Przyszli tedy słudzy do arcykapłanów i faryzeuszów, którzy ich zapytali: Dlaczego nie przyprowadziliście go? Słudzy odpowiedzieli: Nigdy jeszcze człowiek tak nie przemawiał, jak ten człowiek mówi (Jan. 7,45-46). 

A gdy Jezus dokończył tych słów, zdumiewały się tłumy nad nauką jego. Albowiem uczył je jako moc mający, a nie jak ich uczeni w Piśmie (Mat. 7,28-29).

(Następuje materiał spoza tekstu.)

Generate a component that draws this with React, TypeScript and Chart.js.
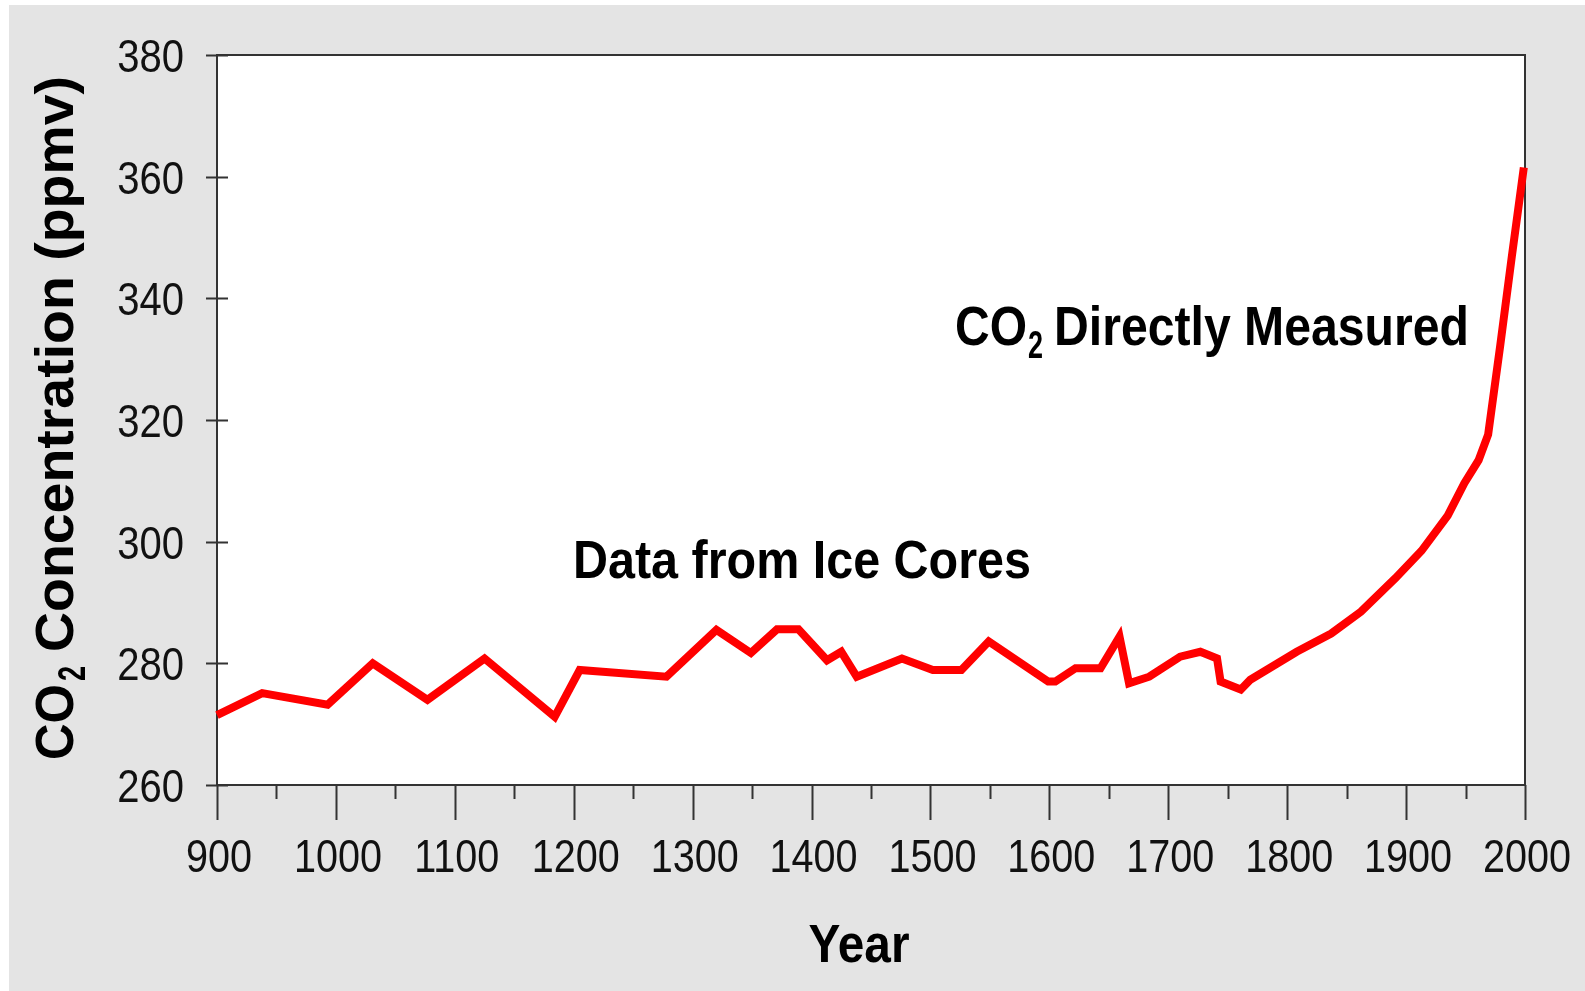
import React, { useEffect, useRef } from "react";
import { Chart, registerables } from "chart.js";

Chart.register(...registerables);

// ---- data ----
const years = [
  900, 938, 993, 1031, 1077, 1125, 1184, 1205, 1278, 1320, 1349, 1371, 1389,
  1413, 1425, 1438, 1476, 1502, 1526, 1549, 1599, 1605, 1622, 1643, 1659,
  1667, 1684, 1710, 1727, 1741, 1744, 1761, 1769, 1808, 1837, 1862, 1891,
  1913, 1935, 1949, 1961, 1969, 1979, 1989, 1999,
];
const co2 = [
  271.5, 275.1, 273.2, 280.0, 274.0, 280.8, 271.2, 278.9, 277.8, 285.5, 281.7,
  285.6, 285.6, 280.5, 281.9, 277.8, 280.8, 278.9, 278.9, 283.6, 277.0, 277.0,
  279.2, 279.2, 284.4, 276.7, 277.8, 281.1, 281.9, 280.8, 277.0, 275.7, 277.3,
  281.9, 284.9, 288.5, 294.0, 298.5, 304.3, 309.6, 313.4, 317.6, 332.0, 347.0,
  361.5,
];
const xTicks = [900, 1000, 1100, 1200, 1300, 1400, 1500, 1600, 1700, 1800, 1900, 2000];
const xMinorTicks = [950, 1050, 1150, 1250, 1350, 1450, 1550, 1650, 1750, 1850, 1950];
const yTicks = [260, 280, 300, 320, 340, 360, 380];

const xTitle = "Year";
const yTitleMain = "CO";
const yTitleSub = "2";
const yTitleRest = "Concentration (ppmv)";
const noteIce = "Data from Ice Cores";
const noteDirectMain = "CO";
const noteDirectSub = "2";
const noteDirectRest = "Directly Measured";

const W = 1585;
const H = 991;
const FONT = '"Liberation Sans", Arial, Helvetica, sans-serif';

function drawFit(
  ctx: CanvasRenderingContext2D,
  text: string,
  x: number,
  y: number,
  font: string,
  width: number,
  align: "left" | "center" | "right" = "left"
) {
  ctx.save();
  ctx.font = font;
  ctx.textAlign = "left";
  ctx.textBaseline = "alphabetic";
  const w = ctx.measureText(text).width;
  const s = width / w;
  ctx.translate(x, y);
  ctx.scale(s, 1);
  const off = align === "left" ? 0 : align === "right" ? -w : -w / 2;
  ctx.fillText(text, off, 0);
  ctx.restore();
}

function drawScaled(
  ctx: CanvasRenderingContext2D,
  text: string,
  x: number,
  y: number,
  font: string,
  sx: number,
  align: "left" | "center" | "right"
) {
  ctx.save();
  ctx.font = font;
  ctx.textAlign = "left";
  ctx.textBaseline = "alphabetic";
  const w = ctx.measureText(text).width;
  ctx.translate(x, y);
  ctx.scale(sx, 1);
  const off = align === "left" ? 0 : align === "right" ? -w : -w / 2;
  ctx.fillText(text, off, 0);
  ctx.restore();
}

const decor = {
  id: "decor",
  beforeDraw(chart: any) {
    const ctx: CanvasRenderingContext2D = chart.ctx;
    const a = chart.chartArea;
    ctx.save();
    ctx.fillStyle = "#ffffff";
    ctx.fillRect(0, 0, W, H);
    ctx.fillStyle = "#e4e4e4";
    ctx.fillRect(9, 5, W - 9, H - 5);
    ctx.fillStyle = "#ffffff";
    ctx.fillRect(a.left, a.top, a.right - a.left, a.bottom - a.top);
    ctx.restore();
  },
  beforeDatasetsDraw(chart: any) {
    const ctx: CanvasRenderingContext2D = chart.ctx;
    const a = chart.chartArea;
    const xs = chart.scales.x;
    const ys = chart.scales.y;
    ctx.save();
    // frame
    ctx.strokeStyle = "#333333";
    ctx.lineWidth = 2;
    ctx.strokeRect(a.left, a.top, a.right - a.left, a.bottom - a.top);
    // x ticks
    ctx.lineWidth = 2;
    ctx.beginPath();
    xTicks.forEach((v) => {
      const px = Math.round(xs.getPixelForValue(v)) + 0.5;
      ctx.moveTo(px, a.bottom);
      ctx.lineTo(px, a.bottom + 35);
    });
    xMinorTicks.forEach((v) => {
      const px = Math.round(xs.getPixelForValue(v)) + 0.5;
      ctx.moveTo(px, a.bottom);
      ctx.lineTo(px, a.bottom + 14);
    });
    // y ticks (crossing)
    yTicks.forEach((v) => {
      const py = Math.round(ys.getPixelForValue(v)) + 0.5;
      ctx.moveTo(a.left - 11, py);
      ctx.lineTo(a.left + 11, py);
    });
    ctx.stroke();

    ctx.fillStyle = "#111111";
    const tickFont = `46px ${FONT}`;
    xTicks.forEach((v) => {
      const px = xs.getPixelForValue(v);
      drawScaled(ctx, String(v), px + 2, 872, tickFont, 0.86, "center");
    });
    yTicks.forEach((v) => {
      const py = ys.getPixelForValue(v);
      drawScaled(ctx, String(v), 184, py + 17, tickFont, 0.87, "right");
    });

    // axis titles
    ctx.fillStyle = "#000000";
    const bold = `bold 53px ${FONT}`;
    const boldSub = `bold 38px ${FONT}`;
    drawFit(ctx, xTitle, 859, 962, bold, 101, "center");

    ctx.save();
    ctx.translate(73, 760);
    ctx.rotate(-Math.PI / 2);
    drawFit(ctx, yTitleMain, 0, 0, bold, 76, "left");
    drawFit(ctx, yTitleSub, 79, 12, boldSub, 15, "left");
    drawFit(ctx, yTitleRest, 108, 0, bold, 576, "left");
    ctx.restore();

    // annotations
    drawFit(ctx, noteIce, 573, 578, bold, 458, "left");
    const bold56 = `bold 56px ${FONT}`;
    drawFit(ctx, noteDirectMain, 955, 345, bold56, 72, "left");
    drawFit(ctx, noteDirectSub, 1028, 358, boldSub, 15, "left");
    drawFit(ctx, noteDirectRest, 1054, 345, bold56, 415, "left");
    ctx.restore();
  },
};

export default function App() {
  const ref = useRef<HTMLCanvasElement | null>(null);
  useEffect(() => {
    if (!ref.current) return;
    const chart = new Chart(ref.current, {
      type: "line",
      data: {
        datasets: [
          {
            data: years.map((y, i) => ({ x: y, y: co2[i] })),
            borderColor: "#ff0000",
            borderWidth: 8,
            pointRadius: 0,
            tension: 0,
            fill: false,
            clip: false as any,
            borderJoinStyle: "miter",
            borderCapStyle: "butt",
          },
        ],
      },
      options: {
        responsive: false,
        animation: false,
        devicePixelRatio: 1,
        layout: { padding: { left: 217, right: W - 1525, top: 55, bottom: H - 785 } },
        plugins: { legend: { display: false }, tooltip: { enabled: false } },
        scales: {
          x: { type: "linear", min: 900, max: 2000, display: false },
          y: { type: "linear", min: 260, max: 380, display: false },
        },
      },
      plugins: [decor],
    });
    return () => chart.destroy();
  }, []);
  return (
    <div style={{ position: "absolute", left: 0, top: 0, width: W, height: H }}>
      <canvas ref={ref} width={W} height={H} style={{ display: "block", width: W, height: H }} />
    </div>
  );
}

Jednocześnie Biblia sprawozdaje, że Jezus był skromną Osobą. Sam o Sobie powiedział: „jestem cichy i pokornego serca” (i w dodatku polecił, żebyśmy Go w tym naśladowali). Wyraził to tak:

Weźcie na siebie moje jarzmo i uczcie się ode mnie, że jestem cichy i pokornego serca, a znajdziecie ukojenie dla dusz waszych (Mat. 11:29).

Odpowiedzialność.

Przytoczę teraz jeszcze kilka biblijnych tekstów, które zachęcają do głębszego zastanowienia się nad treścią wypowiedzi.

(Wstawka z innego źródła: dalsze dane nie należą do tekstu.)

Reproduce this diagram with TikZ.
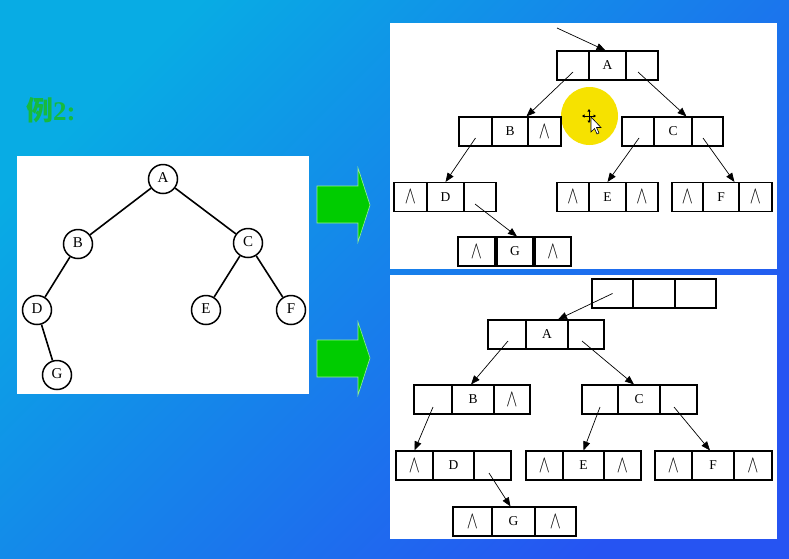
\documentclass[tikz,border=0pt]{standalone}
\usepackage{fontspec}
\setmainfont{Liberation Serif}
\newfontfamily\cjk{Noto Sans CJK SC}
\usetikzlibrary{arrows.meta,calc}
\definecolor{bgA}{RGB}{8,172,228}
\definecolor{bgB}{RGB}{38,84,242}
\definecolor{ttl}{RGB}{22,186,62}
\definecolor{arrg}{RGB}{0,204,0}
\definecolor{arre}{RGB}{150,240,150}
\definecolor{hl}{RGB}{246,226,0}
\tikzset{
 cell/.style={draw=black, line width=1.1pt, inner sep=0pt, minimum height=29pt, font=\fontsize{13.5}{13.5}\selectfont},
 circ/.style={draw, circle, line width=1.5pt, minimum size=29pt, inner sep=0pt, font=\fontsize{15}{15}\selectfont},
 tedge/.style={line width=1.6pt},
 ptr/.style={line width=0.7pt, -{Triangle[length=9pt,width=7pt]}},
 panel/.style={fill=white, draw=none},
 bigarrow/.style={fill=arrg, draw=arre, line width=0.6pt}
}
\newcommand\nil{\scalebox{1.15}[1.7]{$\wedge$}}
\newcommand\rec[9]{%
 \node[cell, minimum width={(#3-#2)*1pt}] (#1-l) at ({(#2+#3)/2},#6) {#7};
 \node[cell, minimum width={(#4-#3)*1pt}] (#1-m) at ({(#3+#4)/2},#6) {#8};
 \node[cell, minimum width={(#5-#4)*1pt}] (#1-r) at ({(#4+#5)/2},#6) {#9};}
\begin{document}
\begin{tikzpicture}[x=1pt,y=-1pt]
\useasboundingbox (0,0) rectangle (789,558);
\shade[top color=bgA, bottom color=bgB, shading angle=45] (0,0) rectangle (789,558);

% title
\node[text=ttl, anchor=west, font=\fontsize{27}{27}\selectfont\bfseries, inner sep=0pt] (title) at (26,110) {{\cjk 例}2:};

% left panel: tree
\fill[panel] (17,156) rectangle (309,394);
\node[circ] (A) at (163,179) {\raisebox{3pt}{A}};
\node[circ] (B) at (78,244) {\raisebox{3pt}{B}};
\node[circ] (C) at (248,243) {\raisebox{3pt}{C}};
\node[circ] (D) at (37,310) {\raisebox{3pt}{D}};
\node[circ] (E) at (206,310) {\raisebox{3pt}{E}};
\node[circ] (F) at (291,310) {\raisebox{3pt}{F}};
\node[circ] (G) at (57,375) {\raisebox{3pt}{G}};
\draw[tedge] (A) -- (B);
\draw[tedge] (A) -- (C);
\draw[tedge] (B) -- (D);
\draw[tedge] (C) -- (E);
\draw[tedge] (C) -- (F);
\draw[tedge] (D) -- (G);

% green arrows
\filldraw[bigarrow] (317,186) -- (358,186) -- (358,168) -- (370,205) -- (358,242) -- (358,223) -- (317,223) -- cycle;
\filldraw[bigarrow] (317,340) -- (358,340) -- (358,322) -- (370,358) -- (358,395) -- (358,377) -- (317,377) -- cycle;

% top right panel
\fill[panel] (390,23) rectangle (777,269);
\fill[hl] (589.5,116) ellipse [x radius=28.5, y radius=29];
\rec{tA}{557}{589}{626}{658}{65.5}{}{A}{}
\rec{tB}{459}{492}{528}{561}{131.5}{}{B}{\nil}
\rec{tC}{622}{654}{692}{723}{131.5}{}{C}{}
\rec{tD}{394}{427}{464}{496}{197}{\nil}{D}{}
\rec{tE}{557}{589}{626}{658}{197}{\nil}{E}{\nil}
\rec{tF}{672}{703}{739}{772}{197}{\nil}{F}{\nil}
\node[cell, minimum width=37pt] (tG-l) at (476.5,251.5) {\nil};
\node[cell, minimum width=36pt] (tG-m) at (515,251.5) {G};
\node[cell, minimum width=36pt] (tG-r) at (553,251.5) {\nil};
\coordinate (troot) at (557,28);
\draw[ptr] (troot) -- ($(tA-m.north)+(-2,0)$);
\draw[ptr] ($(tA-l.center)+(0,6.5)$) -- ($(tB-r.north west)+(-1,0)$);
\draw[ptr] ($(tA-r.center)+(-4,6.5)$) -- ($(tC-r.north west)+(-5,0)$);
\draw[ptr] ($(tB-l.center)+(0,6.5)$) -- (tD-m.north);
\draw[ptr] ($(tC-l.center)+(1,6.5)$) -- (tE-m.north);
\draw[ptr] ($(tC-r.center)+(-4.5,6.5)$) -- ($(tF-r.north west)+(-4,0)$);
\draw[ptr] ($(tD-r.center)+(-5,7)$) -- ($(tG-m.north)+(2,0)$);
% cursor
\draw[line width=0.9pt, {Triangle[length=2.5pt,width=3pt]}-{Triangle[length=2.5pt,width=3pt]}] (582,116) -- (596,116);
\draw[line width=0.9pt, {Triangle[length=2.5pt,width=3pt]}-{Triangle[length=2.5pt,width=3pt]}] (589,109) -- (589,123);
\filldraw[fill=white, draw=black, line width=0.6pt] (591,117) -- (591,132) -- (594.5,128.5) -- (597,134) -- (599,133) -- (596.5,127.5) -- (601,127.5) -- cycle;

% bottom right panel
\fill[panel] (390,275) rectangle (777,539);
\rec{bH}{592}{633}{675}{716}{293.5}{}{}{}
\rec{bA}{488}{526}{568}{604}{334.5}{}{A}{}
\rec{bB}{414}{452}{494}{530}{399.5}{}{B}{\nil}
\rec{bC}{582}{618}{660}{697}{399.5}{}{C}{}
\rec{bD}{396}{433}{474}{511}{465.5}{\nil}{D}{}
\rec{bE}{526}{563}{604}{641}{465.5}{\nil}{E}{\nil}
\rec{bF}{655}{692}{734}{772}{465.5}{\nil}{F}{\nil}
\rec{bG}{453}{492}{535}{576}{521.5}{\nil}{G}{\nil}
\draw[ptr] (bH-l.center) -- ($(bA-m.north)+(11,0)$);
\draw[ptr] ($(bA-l.center)+(1,6.5)$) -- ($(bB-m.north)+(-2,0)$);
\draw[ptr] ($(bA-r.center)+(-4,6.5)$) -- ($(bC-m.north)+(-5,0)$);
\draw[ptr] ($(bB-l.center)+(0,7.5)$) -- (bD-l.north);
\draw[ptr] ($(bC-l.center)+(0,7.5)$) -- (bE-m.north);
\draw[ptr] ($(bC-r.center)+(-4.5,7.5)$) -- ($(bF-m.north)+(-3,0)$);
\draw[ptr] ($(bD-r.center)+(-3.5,7.5)$) -- ($(bG-m.north)+(-3,0)$);
\end{tikzpicture}
\end{document}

Gdzie dużo słów, tam nie brak występku; lecz kto opanowuje swój język, jest roztropny (Przyp. 10,19).

Kto oszczędza swych słów, jest rozsądny, a kto zachowuje spokój ducha, jest roztropny (Przyp. 17,27).

Nie to, co wchodzi do ust, kala człowieka, lecz to, co z ust wychodzi, to kala człowieka (Mat. 15,11).

Jeśli ktoś sądzi, że jest pobożny, a nie powściąga języka swego, lecz oszukuje serce swoje, tego pobożność jest bezużyteczna (Jak. 1,26).

Nie bądź prędki w mówieniu i niech twoje serce nie wypowiada śpiesznie słowa przed Bogiem, bo Bóg jest w niebie, a ty na ziemi. Dlatego niech twoich słów będzie niewiele (Kazn. 5,1).

Z powyższych tekstów wynika, że przed każdym publicznym wystąpieniem, warto dobrze się zastanowić, co chcę przekazać. Każda wypowiedź, a zwłaszcza publiczna związana jest z dużą odpowiedzialnością za każde napisane, czy wypowiedziane słowo. Pan Jezus tak kiedyś o tym powiedział:

A powiadam wam, że z każdego nieużytecznego słowa, które ludzie wyrzekną, zdadzą sprawę w dzień sądu. Albowiem na podstawie słów twoich będziesz usprawiedliwiony i na podstawie słów twoich będziesz potępiony (Mat. 12,36-37).